_DATA SECTION_:
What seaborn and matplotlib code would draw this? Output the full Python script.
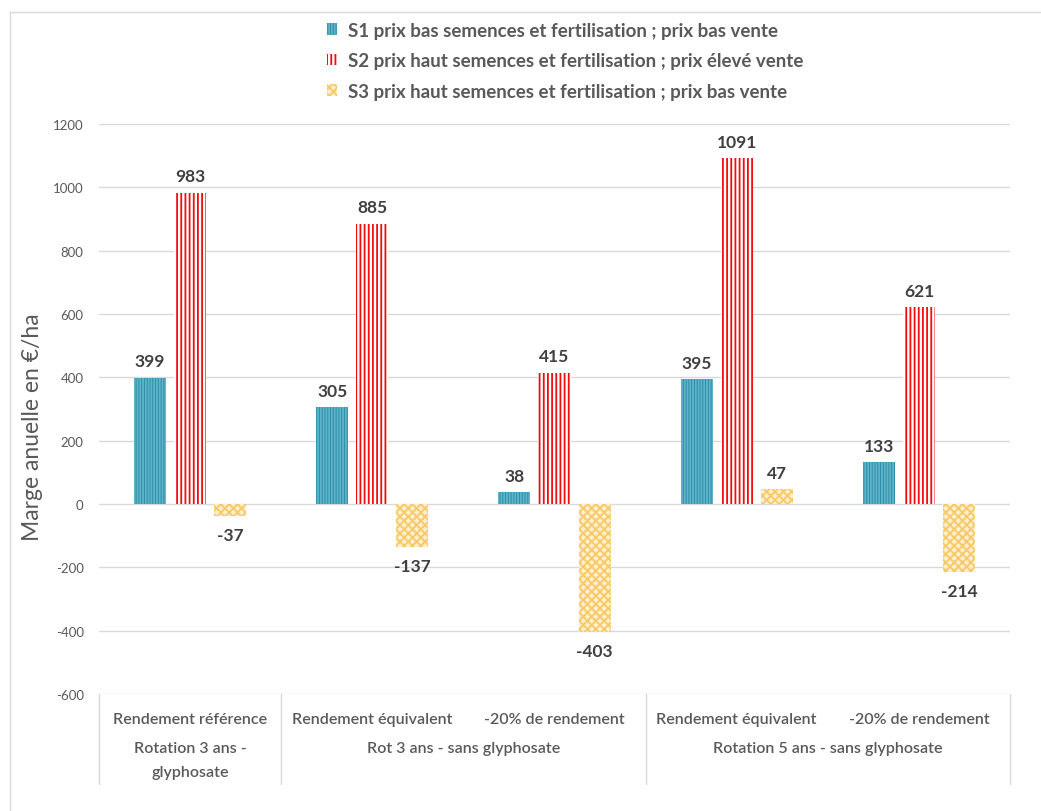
import pandas as pd
import matplotlib
matplotlib.use("Agg")
import matplotlib.pyplot as plt
import matplotlib.transforms as mtransforms
from matplotlib.patches import Patch
from matplotlib.lines import Line2D
import seaborn as sns

# data
groups = ["Rotation 3 ans -\nglyphosate", "Rot 3 ans - sans glyphosate", "Rotation 5 ans - sans glyphosate"]
group_span = [(0, 0), (1, 2), (3, 4)]
scenarios = ["Rendement référence", "Rendement équivalent", "-20% de rendement",
             "Rendement équivalent", "-20% de rendement"]
series = ["S1 prix bas semences et fertilisation ; prix bas vente",
          "S2 prix haut semences et fertilisation ; prix élevé vente",
          "S3 prix haut semences et fertilisation ; prix bas vente"]
s1 = [399, 305, 38, 395, 133]
s2 = [983, 885, 415, 1091, 621]
s3 = [-37, -137, -403, 47, -214]

styles = [
    dict(facecolor="#2A8DA8", edgecolor="#5FB4CA", hatch="||||||"),
    dict(facecolor="white", edgecolor="#F20D0D", hatch="||||"),
    dict(facecolor="#FEEFCC", edgecolor="#F9C866", hatch="xxxx"),
]

keys = [str(i) for i in range(len(scenarios))]
df = pd.DataFrame({
    "pos": keys * 3,
    "value": s1 + s2 + s3,
    "serie": [series[0]] * 5 + [series[1]] * 5 + [series[2]] * 5,
})

sns.set_style("white")
plt.rcParams["font.family"] = ["Lato", "DejaVu Sans"]
plt.rcParams["hatch.linewidth"] = 1.3
plt.rcParams["axes.unicode_minus"] = False

fig = plt.figure(figsize=(10.41, 8.12), dpi=100)
ax = fig.add_axes([0.0951, 0.1441, 0.8751, 0.702])

sns.barplot(data=df, x="pos", y="value", hue="serie", order=keys, hue_order=series,
            width=0.66, gap=0.2, ax=ax, legend=False, errorbar=None)

for cont, st, vals in zip(ax.containers, styles, [s1, s2, s3]):
    for patch, v in zip(cont, vals):
        patch.set_facecolor(st["facecolor"])
        patch.set_edgecolor(st["edgecolor"])
        patch.set_hatch(st["hatch"])
        patch.set_linewidth(0)
        cx = patch.get_x() + patch.get_width() / 2
        if v >= 0:
            ax.annotate(str(v), (cx, v), xytext=(0, 6), textcoords="offset points",
                        ha="center", va="bottom", fontsize=12.5, fontweight="bold", color="#404040")
        else:
            ax.annotate(str(v), (cx, v), xytext=(0, -8), textcoords="offset points",
                        ha="center", va="top", fontsize=12.5, fontweight="bold", color="#404040")

ax.set_ylim(-600, 1200)
ax.set_xlim(-0.5, 4.5)
ax.set_yticks(range(-600, 1201, 200))
ax.yaxis.grid(True, color="#D9D9D9", linewidth=1)
ax.set_axisbelow(True)
ax.tick_params(axis="y", length=0, pad=11, labelsize=9.5, labelcolor="#595959")
ax.set_xticks([])
ax.set_xlabel("")
ax.set_ylabel("Marge anuelle en €/ha", fontsize=16.5, color="#595959")
ax.yaxis.set_label_coords(-0.062, 0.47)
for sp in ax.spines.values():
    sp.set_visible(False)

# two-level category labels under the axis
trans = mtransforms.blended_transform_factory(ax.transData, ax.transAxes)
for i, lab in enumerate(scenarios):
    ax.text(i, -0.044, lab, transform=trans, ha="center", va="center",
            fontsize=11.5, fontweight="semibold", color="#595959")
for (a, b), g in zip(group_span, groups):
    ax.text((a + b) / 2, -0.082, g, transform=trans, ha="center", va="top",
            fontsize=11.5, fontweight="semibold", color="#595959", linespacing=1.95)
for xb in [-0.5, 0.5, 2.5, 4.5]:
    ax.add_line(Line2D([xb, xb], [0, -0.158], transform=trans, color="#D9D9D9",
                       linewidth=1, clip_on=False))

# legend
handles = [Patch(facecolor=st["facecolor"], edgecolor=st["edgecolor"], hatch=st["hatch"],
                 linewidth=0, label=s) for st, s in zip(styles, series)]
leg = fig.legend(handles=handles, loc="upper center", bbox_to_anchor=(0.543, 0.993),
                 frameon=False, fontsize=13.5, handlelength=0.55, handleheight=0.55,
                 handletextpad=0.6, labelspacing=0.72)
for t in leg.get_texts():
    t.set_color("#595959")
    t.set_fontweight("bold")

# chart area border (top and left)
fig.add_artist(Line2D([10 / 1041, 1], [1 - 13 / 812, 1 - 13 / 812], transform=fig.transFigure,
                      color="#D9D9D9", linewidth=1))
fig.add_artist(Line2D([10 / 1041, 10 / 1041], [0, 1 - 13 / 812], transform=fig.transFigure,
                      color="#D9D9D9", linewidth=1))

fig.savefig("out.png", dpi=100)
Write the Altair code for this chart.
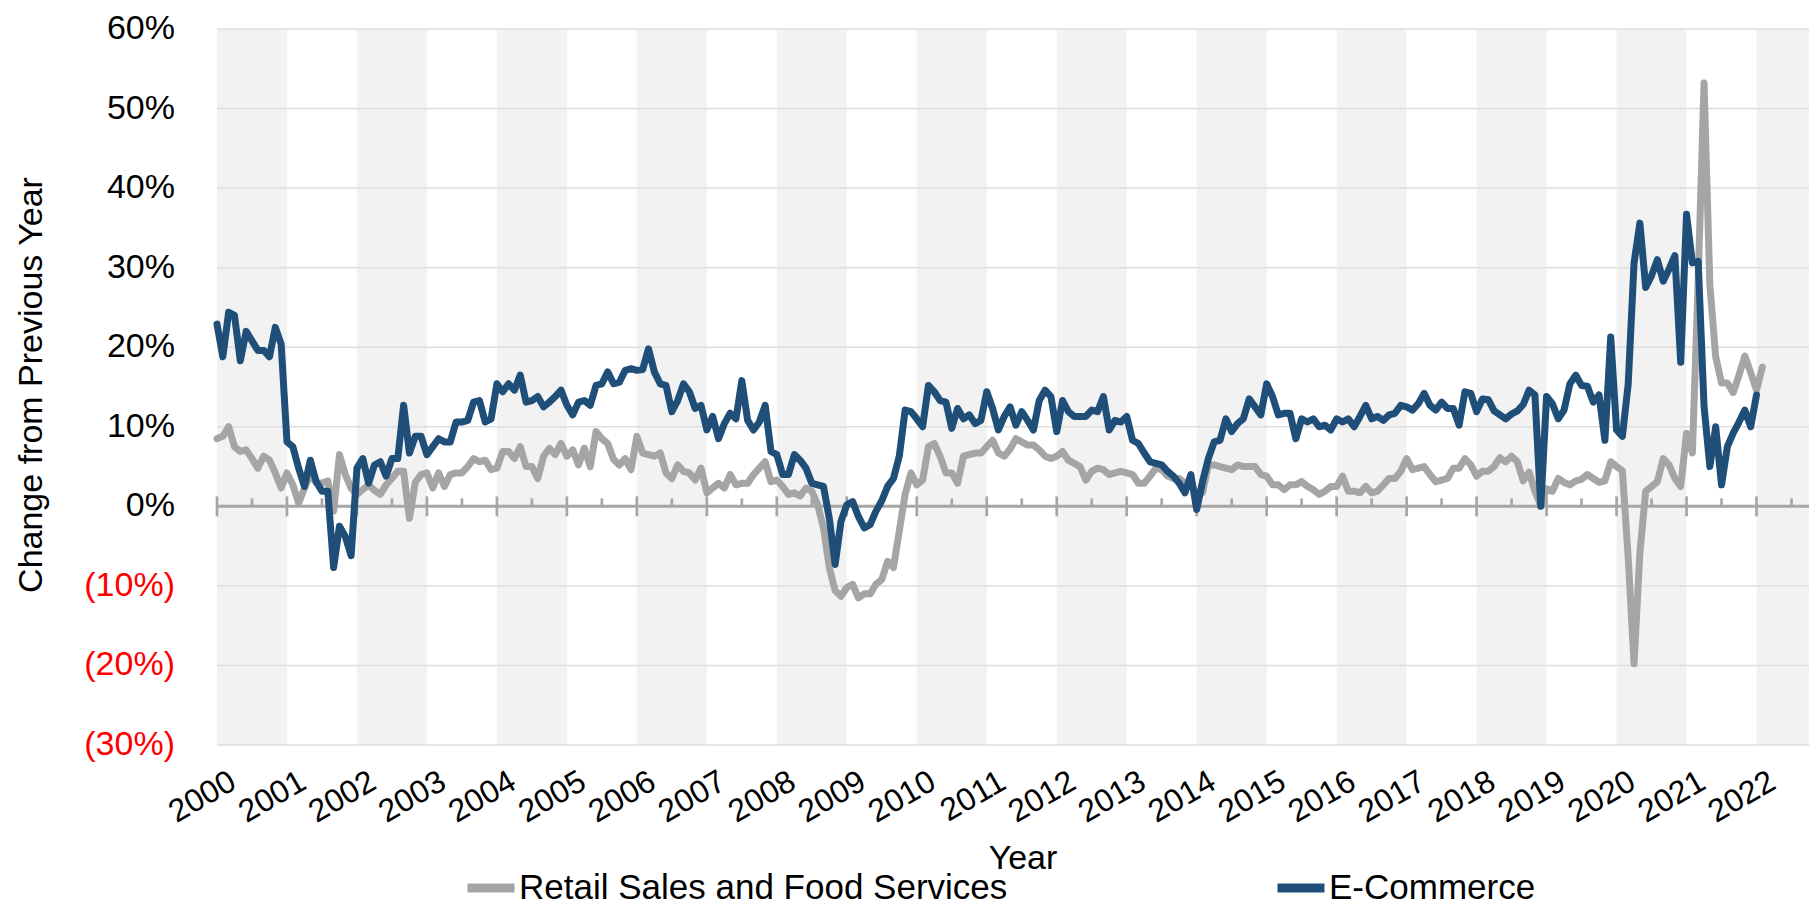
import altair as alt
import pandas as pd

# ---------------- data ----------------
SERIES = ["Retail Sales and Food Services", "E-Commerce"]
COLORS = ["#A5A5A5", "#1F4E79"]
X_TITLE = ["Year"]
Y_TITLE = ["Change from Previous Year"]

START_YEAR = 2000  # first month: Jan 2000, monthly values

RETAIL = [
    8.5, 8.8, 10.0, 7.5, 6.9, 7.1, 6.0, 4.8, 6.3, 5.8, 4.2, 2.3,            # 2000
    4.2, 2.7, 0.4, 2.3, 4.0, 3.0, 2.9, 3.2, -0.6, 6.5, 4.0, 2.3,            # 2001
    1.5, 2.1, 2.7, 2.0, 1.5, 2.7, 3.5, 4.4, 4.4, -1.5, 3.0, 4.0,            # 2002
    4.2, 2.3, 4.2, 2.5, 4.0, 4.2, 4.2, 5.0, 6.0, 5.6, 5.8, 4.6,             # 2003
    4.8, 6.9, 6.9, 6.0, 7.5, 5.0, 5.0, 3.5, 6.3, 7.3, 6.5, 7.9,             # 2004
    6.3, 7.1, 5.2, 7.3, 5.0, 9.4, 8.5, 7.9, 5.9, 5.2, 6.0, 4.6,             # 2005
    8.8, 6.7, 6.5, 6.3, 6.7, 4.2, 3.5, 5.2, 4.4, 4.2, 3.3, 4.8,             # 2006
    1.7, 2.3, 2.9, 2.3, 4.0, 2.7, 2.9, 2.9, 4.0, 4.8, 5.6, 3.1,             # 2007
    3.3, 2.5, 1.5, 1.7, 1.3, 2.3, 1.9, 0.2, -2.7, -7.7, -10.6, -11.3,       # 2008
    -10.2, -9.8, -11.5, -11.0, -11.0, -9.8, -9.2, -6.9, -7.7, -3.1, 1.5, 4.2,  # 2009
    2.7, 3.3, 7.5, 7.9, 6.3, 4.2, 4.2, 2.9, 6.3, 6.5, 6.7, 6.7,             # 2010
    7.5, 8.3, 6.7, 6.3, 7.2, 8.5, 8.1, 7.7, 7.7, 7.1, 6.3, 6.0,             # 2011
    6.3, 6.9, 5.8, 5.4, 5.0, 3.3, 4.4, 4.8, 4.6, 4.0, 4.2, 4.4,             # 2012
    4.2, 4.0, 2.9, 2.9, 3.8, 4.8, 4.6, 3.8, 3.5, 3.5, 2.9, 2.9,             # 2013
    1.5, 1.7, 5.2, 5.2, 5.0, 4.8, 4.6, 5.2, 5.0, 5.0, 5.0, 4.0,             # 2014
    3.8, 2.7, 2.7, 2.1, 2.7, 2.7, 3.1, 2.5, 2.1, 1.5, 1.9, 2.5,             # 2015
    2.5, 3.8, 1.9, 1.9, 1.7, 2.5, 1.7, 1.9, 2.7, 3.5, 3.5, 4.4,             # 2016
    6.0, 4.6, 4.8, 5.0, 4.0, 3.1, 3.3, 3.5, 4.8, 4.8, 6.0, 5.2,             # 2017
    3.8, 4.4, 4.4, 5.0, 6.1, 5.6, 6.3, 5.6, 3.2, 4.3, 1.9, 0.1,             # 2018
    2.2, 1.9, 3.5, 3.0, 2.7, 3.2, 3.4, 4.0, 3.5, 3.0, 3.2, 5.6,             # 2019
    5.0, 4.5, -6.5, -19.8, -5.8, 1.9, 2.5, 3.1, 6.0, 5.2, 3.5, 2.5,         # 2020
    9.2, 6.7, 28.5, 53.2, 27.8, 18.8, 15.5, 15.5, 14.3, 16.5, 18.9, 16.8,   # 2021
    14.6, 17.5,                                                             # 2022
]

ECOMMERCE = [
    22.9, 18.8, 24.4, 24.0, 18.3, 22.0, 20.8, 19.6, 19.6, 18.8, 22.5, 20.4,   # 2000
    8.1, 7.5, 4.8, 2.5, 5.8, 3.1, 1.9, 1.9, -7.7, -2.5, -3.8, -6.2,           # 2001
    4.8, 6.0, 2.9, 5.2, 5.6, 3.8, 6.0, 6.0, 12.7, 6.7, 8.8, 8.8,              # 2002
    6.5, 7.5, 8.5, 8.1, 8.1, 10.6, 10.6, 10.8, 13.1, 13.3, 10.6, 11.0,        # 2003
    15.4, 14.4, 15.4, 14.6, 16.5, 13.1, 13.3, 13.8, 12.5, 13.1, 13.8, 14.6,   # 2004
    12.7, 11.5, 13.1, 13.3, 12.7, 15.2, 15.4, 16.9, 15.4, 15.6, 17.1, 17.3,   # 2005
    17.1, 17.2, 19.8, 16.9, 15.4, 15.2, 11.9, 13.3, 15.4, 14.4, 12.3, 12.7,   # 2006
    9.6, 11.3, 8.5, 10.4, 11.7, 11.0, 15.8, 10.8, 9.6, 10.6, 12.7, 6.9,       # 2007
    6.5, 4.0, 4.0, 6.5, 5.8, 4.8, 2.9, 2.7, 2.5, -1.5, -7.3, -1.9,            # 2008
    0.2, 0.6, -1.3, -2.7, -2.3, -0.6, 0.7, 2.5, 3.5, 6.3, 12.1, 11.9,         # 2009
    11.0, 10.0, 15.2, 14.4, 13.3, 13.1, 9.8, 12.3, 11.0, 11.5, 10.4, 10.8,    # 2010
    14.4, 12.3, 9.6, 11.3, 12.5, 10.2, 11.9, 10.8, 9.6, 13.3, 14.6, 13.8,     # 2011
    9.4, 13.3, 11.9, 11.3, 11.3, 11.3, 12.1, 11.9, 13.8, 9.6, 10.8, 10.6,     # 2012
    11.3, 8.3, 7.9, 6.7, 5.6, 5.4, 5.2, 4.4, 3.8, 2.9, 1.7, 4.0,              # 2013
    -0.4, 3.1, 6.0, 8.1, 8.3, 11.0, 9.4, 10.4, 11.0, 13.5, 12.5, 11.5,        # 2014
    15.4, 13.8, 11.5, 11.7, 11.7, 8.5, 11.0, 10.6, 11.0, 10.0, 10.2, 9.6,     # 2015
    11.0, 10.6, 11.0, 10.0, 11.3, 12.7, 11.0, 11.3, 10.8, 11.5, 11.7, 12.7,   # 2016
    12.5, 12.1, 12.9, 14.2, 12.7, 12.1, 13.1, 12.3, 12.3, 10.2, 14.4, 14.2,   # 2017
    11.9, 13.5, 13.4, 12.0, 11.5, 11.0, 11.6, 12.0, 12.8, 14.6, 14.0, 0.0,    # 2018
    13.8, 12.9, 11.0, 12.1, 15.4, 16.5, 15.2, 15.1, 13.1, 14.0, 8.3, 21.3,    # 2019
    9.6, 8.8, 15.4, 30.6, 35.6, 27.5, 29.0, 31.0, 28.3, 29.8, 31.5, 18.1,     # 2020
    36.7, 30.6, 30.8, 12.6, 5.0, 10.0, 2.7, 7.5, 9.2, 10.6, 12.1, 10.0,       # 2021
    14.0,                                                                     # 2022
]

YEAR_TICKS = list(range(2000, 2023))
HALF_YEAR_TICKS = [y + 0.5 for y in range(2000, 2023)]
BAND_STARTS = list(range(2000, 2023, 2))
Y_TICKS = list(range(-30, 61, 10))
ZERO = [0]

# ---------------- tables ----------------
rows = []
for name, vals in zip(SERIES, [RETAIL, ECOMMERCE]):
    for i, v in enumerate(vals):
        rows.append({"t": START_YEAR + i / 12.0, "v": v, "series": name})
df = pd.DataFrame(rows)

bands = pd.DataFrame({"start": BAND_STARTS})
years = pd.DataFrame({"yr": YEAR_TICKS})
halves = pd.DataFrame({"yr": HALF_YEAR_TICKS})
grid = pd.DataFrame({"g": Y_TICKS})
zero = pd.DataFrame({"z": ZERO})
xtitle = pd.DataFrame({"label": X_TITLE})
ytitle = pd.DataFrame({"label": Y_TITLE})

FONT = "Liberation Sans"
PLOT_W, PLOT_H = 1592, 716
XS = alt.Scale(domain=[2000, 2022.75], nice=False, zero=False)
YS = alt.Scale(domain=[-30, 60], nice=False, zero=False)
CS = alt.Scale(domain=SERIES, range=COLORS)
AXIS_GRAY = "#A9A5A5"

band_layer = alt.Chart(bands).transform_calculate(
    end="datum.start + 1"
).mark_rect(color="#F2F2F2").encode(
    x=alt.X("start:Q", scale=XS, axis=None),
    x2="end:Q",
)

grid_layer = alt.Chart(grid).mark_rule(color="#DEDEDE", strokeWidth=1.5).encode(
    y=alt.Y("g:Q", scale=YS, axis=None),
)

zero_layer = alt.Chart(zero).mark_rule(color=AXIS_GRAY, strokeWidth=3).encode(
    y=alt.Y("z:Q", scale=YS, axis=None),
)

major_ticks = alt.Chart(years).transform_calculate(
    lo="-1.25", hi="1.25"
).mark_rule(color=AXIS_GRAY, strokeWidth=2.7).encode(
    x=alt.X("yr:Q", scale=XS, axis=None),
    y=alt.Y("hi:Q", scale=YS, axis=None),
    y2="lo:Q",
)

minor_ticks = alt.Chart(halves).transform_calculate(
    lo="0", hi="1"
).mark_rule(color=AXIS_GRAY, strokeWidth=2.7).encode(
    x=alt.X("yr:Q", scale=XS, axis=None),
    y=alt.Y("hi:Q", scale=YS, axis=None),
    y2="lo:Q",
)

# y tick labels: 60% ... 0%, (10%) ... (30%) in red
y_labels = alt.Chart(grid).transform_calculate(
    label="datum.g < 0 ? '(' + abs(datum.g) + '%)' : datum.g + '%'"
).mark_text(align="right", baseline="middle", fontSize=34, font=FONT).encode(
    y=alt.Y("g:Q", scale=YS, axis=None),
    x=alt.value(-42),
    text="label:N",
    color=alt.condition("datum.g < 0", alt.value("#FF0000"), alt.value("#000000")),
)

# x tick labels (rotated years)
x_labels = alt.Chart(years).mark_text(
    align="right", baseline="top", angle=330, fontSize=32, font=FONT, dx=10, color="#000000"
).encode(
    x=alt.X("yr:Q", scale=XS, axis=None),
    y=alt.value(PLOT_H + 26),
    text=alt.Text("yr:Q", format="d"),
)

x_title = alt.Chart(xtitle).mark_text(
    align="center", baseline="alphabetic", fontSize=34, font=FONT, color="#000000"
).encode(
    x=alt.value(806),
    y=alt.value(PLOT_H + 124),
    text="label:N",
)

y_title = alt.Chart(ytitle).mark_text(
    align="center", baseline="middle", angle=270, fontSize=34, font=FONT, color="#000000"
).encode(
    x=alt.value(-185),
    y=alt.value(PLOT_H / 2 - 2),
    text="label:N",
)

legend = alt.Legend(
    title=None, orient="none", legendX=246, legendY=831, direction="horizontal",
    symbolType="stroke", symbolSize=2209, symbolStrokeWidth=9,
    labelFontSize=35, labelLimit=1000, labelOffset=0, labelColor="black",
    columnPadding=251,
)


def line_layer(name):
    return alt.Chart(df).transform_filter(
        alt.datum.series == name
    ).mark_line(strokeWidth=7, strokeCap="round", strokeJoin="round").encode(
        x=alt.X("t:Q", scale=XS, axis=None),
        y=alt.Y("v:Q", scale=YS, axis=None),
        color=alt.Color("series:N", scale=CS, legend=legend),
    )


chart = alt.layer(
    band_layer, grid_layer, zero_layer, major_ticks, minor_ticks,
    line_layer(SERIES[0]), line_layer(SERIES[1]),
    y_labels, x_labels, x_title, y_title,
).properties(
    width=PLOT_W, height=PLOT_H,
    padding={"left": 209, "top": 21, "right": 0, "bottom": 160},
    autosize=alt.AutoSizeParams(type="none"),
).configure(
    font=FONT, background="white",
).configure_view(stroke=None)

chart.save("out.html", embed_options={"renderer": "svg", "actions": False})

_TO BE DONE_:
Repeat only the lines between the top of the entries above and the line containing "import seaborn as sns", both ends included, without the pictures.

_RESULT_:
What seaborn and matplotlib code would draw this? Output the full Python script.
import pandas as pd
import matplotlib
matplotlib.use("Agg")
import matplotlib.pyplot as plt
import matplotlib.transforms as mtransforms
from matplotlib.patches import Patch
from matplotlib.lines import Line2D
import seaborn as sns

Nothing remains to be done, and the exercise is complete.